150. Evaluate Reverse Polish Notation (Medium)
https://leetcode.com/problems/evaluate-reverse-polish-notation/
Evaluate the value of an arithmetic expression in Reverse Polish Notation.
Valid operators are +
, -
, *
, /
. Each operand may be an integer or another expression.
Note:
- Division between two integers should truncate toward zero.

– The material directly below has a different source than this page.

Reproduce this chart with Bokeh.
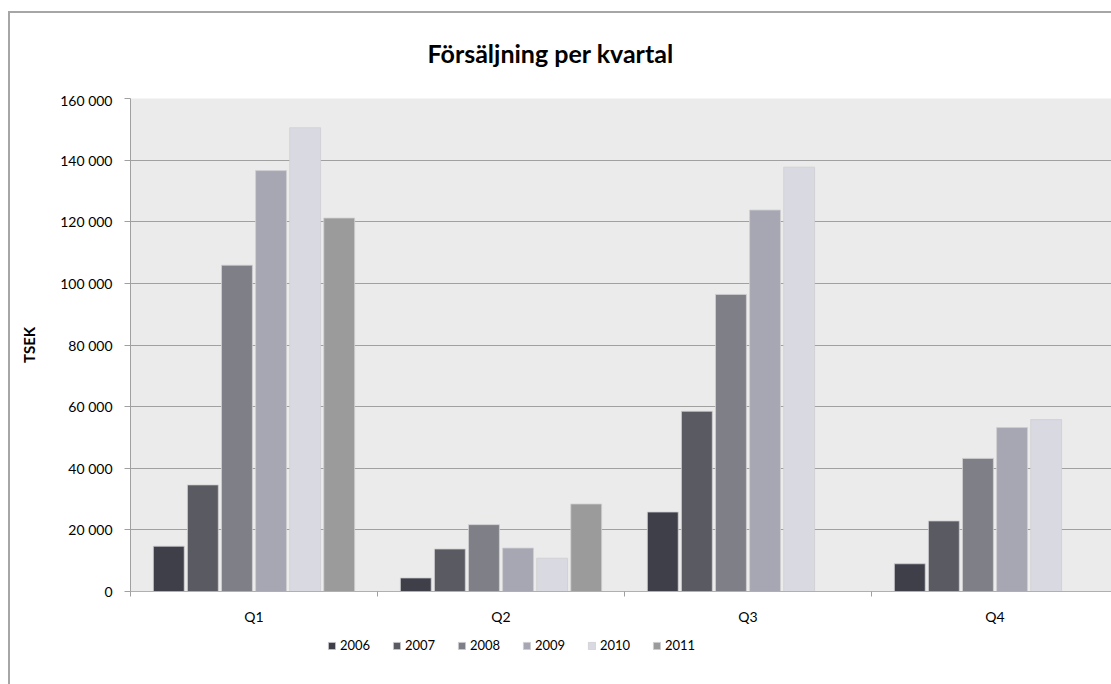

- The given RPN expression is always valid. That means the expression would always evaluate to a result and there won't be any divide by zero operation.
Example 1:
Input: ["2", "1", "+", "3", "*"] Output: 9 Explanation: ((2 + 1) * 3) = 9
Example 2:
Input: ["4", "13", "5", "/", "+"] Output: 6 Explanation: (4 + (13 / 5)) = 6
Example 3:
Input: ["10", "6", "9", "3", "+", "-11", "*", "/", "*", "17", "+", "5", "+"] Output: 22 Explanation: ((10 * (6 / ((9 + 3) * -11))) + 17) + 5 = ((10 * (6 / (12 * -11))) + 17) + 5 = ((10 * (6 / -132)) + 17) + 5 = ((10 * 0) + 17) + 5 = (0 + 17) + 5 = 17 + 5 = 22
Solutions
class Solution {
// Dead simple
public int evalRPN(String[] tokens) {
if (tokens == null || tokens.length == 0) {
return 0;
}
Stack<Integer> stack = new Stack<>();
for (int i = 0; i < tokens.length; i++) {
if (tokens[i].equals("+")) {
int val1 = stack.pop();
int val2 = stack.pop();
stack.push(val2 + val1);
continue;
}
if (tokens[i].equals("-")) {
int val1 = stack.pop();
int val2 = stack.pop();
stack.push(val2 - val1);
continue;
}
if (tokens[i].equals("*")) {
int val1 = stack.pop();
int val2 = stack.pop();
stack.push(val2 * val1);
continue;
}
if (tokens[i].equals("/")) {
int val1 = stack.pop();
int val2 = stack.pop();
stack.push(val2 / val1);
continue;
}
stack.push(Integer.valueOf(tokens[i]));
}
return stack.pop();
}
}